**Exercise directions**
Only the lines from the top of the listing below to the line that has "const lastIdx = arr" should be echoed, with both ends kept and pictures left out.

════

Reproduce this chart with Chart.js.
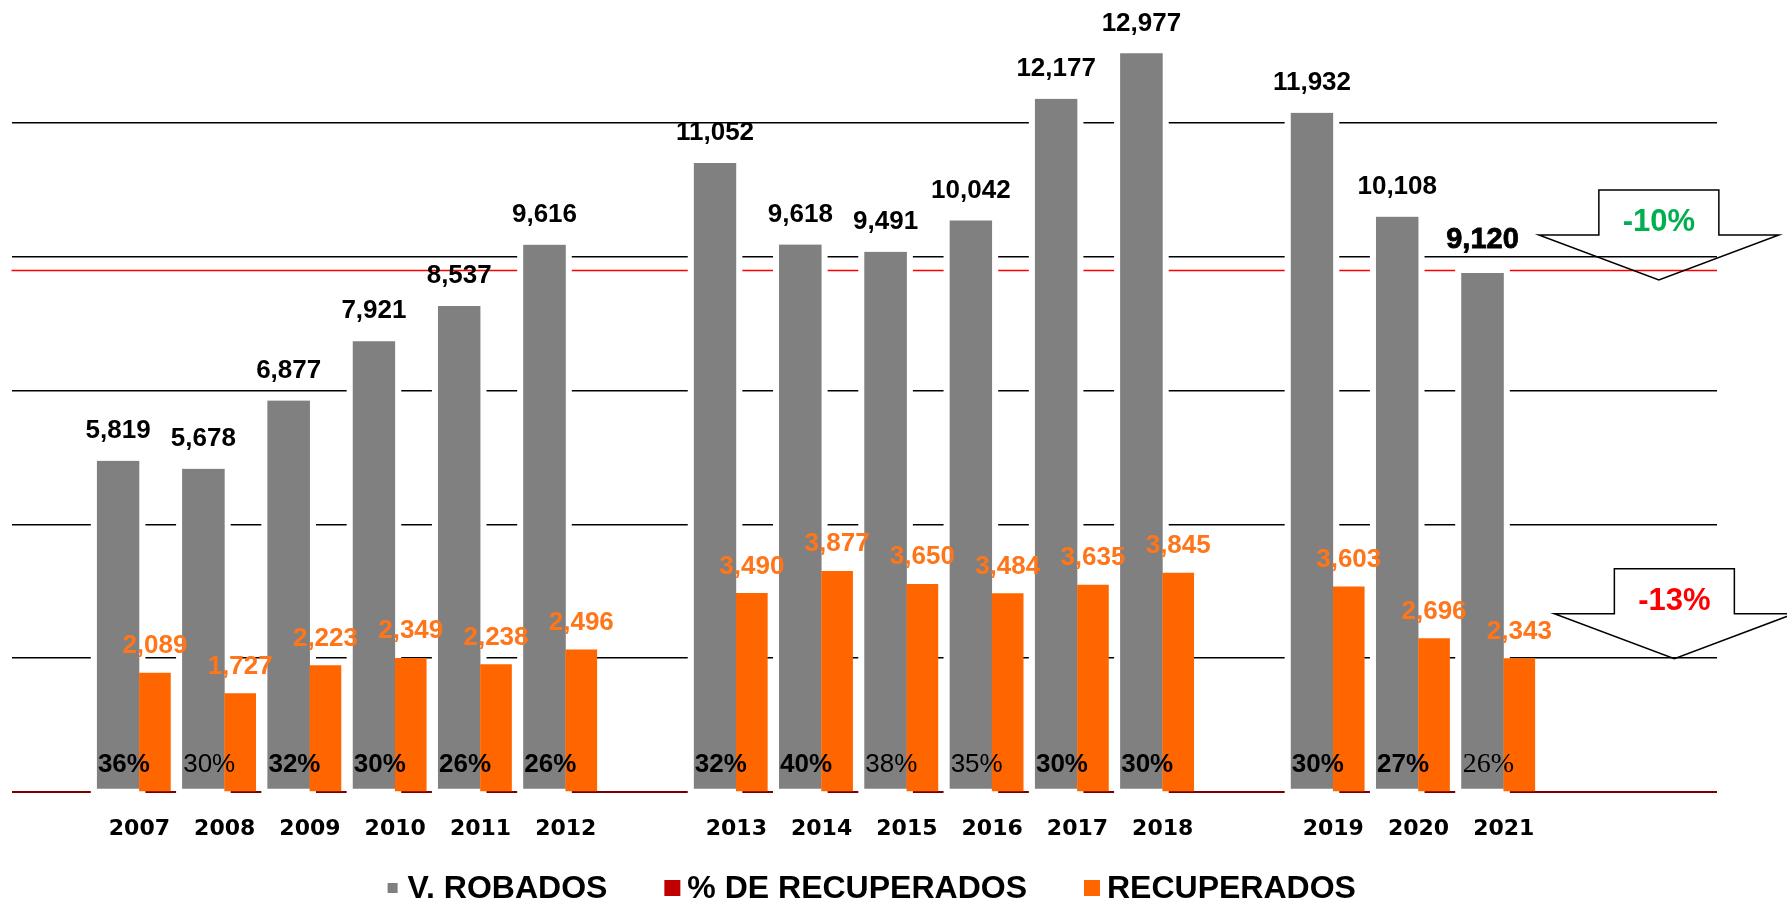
<!DOCTYPE html>
<html><head><meta charset="utf-8">
<script src="https://cdn.jsdelivr.net/npm/chart.js@4.4.1/dist/chart.umd.min.js"></script>
<style>html,body{margin:0;padding:0;background:#fff}#wrap{width:1787px;height:903px;position:relative}</style>
</head><body><div id="wrap"><canvas id="c"></canvas></div>
<script>
// ---- data (blank categories are the gaps between groups of years) ----
const categories = ['', '2007','2008','2009','2010','2011','2012','', '2013','2014','2015','2016','2017','2018','', '2019','2020','2021','',''];
const robados = [null,5819,5678,6877,7921,8537,9616,null,11052,9618,9491,10042,12177,12977,null,11932,10108,9120,null,null];
const recuperados = [null,2089,1727,2223,2349,2238,2496,null,3490,3877,3650,3484,3635,3845,null,3603,2696,2343,null,null];
const pctRecuperados = [null,36,30,32,30,26,26,null,32,40,38,35,30,30,null,30,27,26,null,null];
const pctLabelStyle = [null,'b','n','b','b','b','b',null,'b','b','n','n','b','b',null,'b','b','s',null,null];
const gridValues = [0,2350,4700,7050,9400,11750];
const yMax = 13914;
const referenceValue = 9160;
const seriesNames = ['V. ROBADOS','% DE RECUPERADOS','RECUPERADOS'];
const changeRobados = '-10%';
const changeRecuperados = '-13%';

const SANS = '"Liberation Sans", Arial, sans-serif';
const fmt = v => v.toLocaleString('en-US');
const lastIdx = arr => { for (let i = arr.length - 1; i >= 0; i--) if (arr[i] != null) return i; return -1; };

function drawArrow(ctx, tipX, tipY, text, color) {
  const rH = 60, tH = 120, h1 = 45, h2 = 45;
  ctx.save();
  ctx.strokeStyle = '#000'; ctx.lineWidth = 1.5;
  ctx.beginPath();
  ctx.moveTo(tipX - rH, tipY - h2 - h1);
  ctx.lineTo(tipX + rH, tipY - h2 - h1);
  ctx.lineTo(tipX + rH, tipY - h2);
  ctx.lineTo(tipX + tH, tipY - h2);
  ctx.lineTo(tipX, tipY);
  ctx.lineTo(tipX - tH, tipY - h2);
  ctx.lineTo(tipX - rH, tipY - h2);
  ctx.closePath();
  ctx.stroke();
  ctx.fillStyle = color;
  ctx.font = 'bold 31px ' + SANS;
  ctx.textAlign = 'center'; ctx.textBaseline = 'middle';
  ctx.fillText(text, tipX, tipY - 57);
  ctx.restore();
}

const deco = {
  id: 'deco',
  beforeDatasetsDraw(chart) {
    const {ctx, chartArea, scales: {y}} = chart;
    ctx.save();
    const ry = y.getPixelForValue(referenceValue);
    ctx.strokeStyle = '#FF0000'; ctx.lineWidth = 1.5;
    ctx.beginPath(); ctx.moveTo(chartArea.left, ry); ctx.lineTo(chartArea.right, ry); ctx.stroke();
    // white margin around the grey bars (hides grid lines behind them)
    ctx.fillStyle = '#fff';
    chart.getDatasetMeta(0).data.forEach((el, i) => {
      if (robados[i] == null) return;
      const p = el.getProps(['x','y','base','width'], true);
      ctx.fillRect(p.x - p.width/2 - 6, p.y - 4, p.width + 12, p.base - p.y + 7);
    });
    ctx.restore();
  },
  afterDatasetsDraw(chart) {
    const {ctx, scales: {x, y}} = chart;
    ctx.save();
    ctx.textAlign = 'center'; ctx.textBaseline = 'middle';
    const gLast = lastIdx(robados);
    chart.getDatasetMeta(0).data.forEach((el, i) => {
      if (robados[i] == null) return;
      ctx.fillStyle = '#000';
      if (i === gLast) {
        ctx.font = 'bold 29px ' + SANS;
        ctx.fillText(fmt(robados[i]), el.x, el.y - 33);
        ctx.strokeStyle = '#000'; ctx.lineWidth = 0.8;
        ctx.strokeText(fmt(robados[i]), el.x, el.y - 33);
      } else {
        ctx.font = 'bold 26px ' + SANS;
        ctx.fillText(fmt(robados[i]), el.x, el.y - 30);
      }
    });
    ctx.fillStyle = '#FF751A';
    ctx.font = 'bold 26px ' + SANS;
    chart.getDatasetMeta(2).data.forEach((el, i) => {
      if (recuperados[i] == null) return;
      ctx.fillText(fmt(recuperados[i]), el.x, el.y - 27);
    });
    const base = y.getPixelForValue(0);
    ctx.fillStyle = '#000';
    chart.getDatasetMeta(1).data.forEach((el, i) => {
      if (pctRecuperados[i] == null) return;
      const st = pctLabelStyle[i];
      ctx.font = st === 'b' ? 'bold 26px ' + SANS : st === 's' ? '28px "Liberation Serif", "DejaVu Serif", serif' : '26px ' + SANS;
      ctx.fillText(pctRecuperados[i] + '%', el.x, base - 27);
    });
    ctx.restore();
    // change arrows, anchored on the last values
    const slot = categories.length - 1;
    const ax = x.getPixelForValue(slot);
    drawArrow(ctx, ax - 15.5, y.getPixelForValue(robados[gLast]) + 7, changeRobados, '#00B050');
    drawArrow(ctx, ax, y.getPixelForValue(recuperados[lastIdx(recuperados)]), changeRecuperados, '#FF0000');
  },
  afterDraw(chart) {
    const {ctx, chartArea} = chart;
    ctx.save();
    ctx.font = 'bold 32px ' + SANS;
    const box = 16, gapBox = 7, gapItem = 57;
    const items = chart.data.datasets.map(ds => ({
      text: ds.label, color: ds.legendColor || ds.backgroundColor, size: ds.legendBox || box,
      w: ctx.measureText(ds.label).width
    }));
    const total = items.reduce((s, it) => s + box + gapBox + it.w, 0) + gapItem * (items.length - 1);
    let cx = (chartArea.left + chartArea.right) / 2 - total / 2 + 6;
    const cy = 888;
    ctx.textBaseline = 'alphabetic'; ctx.textAlign = 'left';
    items.forEach(it => {
      ctx.fillStyle = it.color;
      ctx.fillRect(cx + (box - it.size) / 2, cy - it.size / 2, it.size, it.size);
      ctx.fillStyle = '#000';
      ctx.fillText(it.text, cx + box + gapBox, 898);
      cx += box + gapBox + it.w + gapItem;
    });
    ctx.restore();
  }
};

new Chart(document.getElementById('c'), {
  type: 'bar',
  data: {
    labels: categories,
    datasets: [
      { label: seriesNames[0], data: robados, xAxisID: 'x', yAxisID: 'y', backgroundColor: '#808080',
        barThickness: 42.6, borderColor: '#fff', borderWidth: {top: 0, left: 0, right: 0, bottom: 2.5},
        borderSkipped: false, order: 2, legendBox: 10 },
      { label: seriesNames[1], data: pctRecuperados, xAxisID: 'x2', yAxisID: 'yPct',
        backgroundColor: 'rgba(0,0,0,0)', legendColor: '#C00000', barThickness: 31, order: 0 },
      { label: seriesNames[2], data: recuperados, xAxisID: 'x2', yAxisID: 'y', backgroundColor: '#FF6600',
        barThickness: 31, order: 1 }
    ]
  },
  options: {
    responsive: true, maintainAspectRatio: false, animation: false,
    layout: { padding: { left: 11.5, right: 70, top: 0, bottom: 60.6 } },
    plugins: { legend: { display: false }, tooltip: { enabled: false } },
    scales: {
      x: {
        offset: true,
        grid: { display: false, drawTicks: false }, border: { display: false },
        ticks: { color: '#000', font: { family: '"DejaVu Sans", sans-serif', weight: 'bold', size: 22 },
                 padding: 24, maxRotation: 0, autoSkip: false },
        afterFit: s => { s.height = 50.4; }
      },
      x2: { type: 'category', labels: categories, offset: true, display: false, grid: { display: false },
            afterFit: s => { s.height = 0; } },
      y: {
        min: 0, max: yMax,
        border: { display: false },
        ticks: { display: false },
        grid: {
          drawTicks: false,
          color: c => c.tick.value === 0 ? '#7A0000' : '#000',
          lineWidth: c => c.tick.value === 0 ? 2 : 1.5
        },
        afterBuildTicks: s => { s.ticks = gridValues.map(v => ({ value: v })); },
        afterFit: s => { s.width = 0; }
      },
      yPct: { min: 0, max: 100, display: false, afterFit: s => { s.width = 0; } }
    }
  },
  plugins: [deco]
});
</script>
</body></html>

════

**Output**
Reproduce this chart with Chart.js.
<!DOCTYPE html>
<html><head><meta charset="utf-8">
<script src="https://cdn.jsdelivr.net/npm/chart.js@4.4.1/dist/chart.umd.min.js"></script>
<style>html,body{margin:0;padding:0;background:#fff}#wrap{width:1787px;height:903px;position:relative}</style>
</head><body><div id="wrap"><canvas id="c"></canvas></div>
<script>
// ---- data (blank categories are the gaps between groups of years) ----
const categories = ['', '2007','2008','2009','2010','2011','2012','', '2013','2014','2015','2016','2017','2018','', '2019','2020','2021','',''];
const robados = [null,5819,5678,6877,7921,8537,9616,null,11052,9618,9491,10042,12177,12977,null,11932,10108,9120,null,null];
const recuperados = [null,2089,1727,2223,2349,2238,2496,null,3490,3877,3650,3484,3635,3845,null,3603,2696,2343,null,null];
const pctRecuperados = [null,36,30,32,30,26,26,null,32,40,38,35,30,30,null,30,27,26,null,null];
const pctLabelStyle = [null,'b','n','b','b','b','b',null,'b','b','n','n','b','b',null,'b','b','s',null,null];
const gridValues = [0,2350,4700,7050,9400,11750];
const yMax = 13914;
const referenceValue = 9160;
const seriesNames = ['V. ROBADOS','% DE RECUPERADOS','RECUPERADOS'];
const changeRobados = '-10%';
const changeRecuperados = '-13%';

const SANS = '"Liberation Sans", Arial, sans-serif';
const fmt = v => v.toLocaleString('en-US');
const lastIdx = arr => { for (let i = arr.length - 1; i >= 0; i--) if (arr[i] != null) return i; return -1; };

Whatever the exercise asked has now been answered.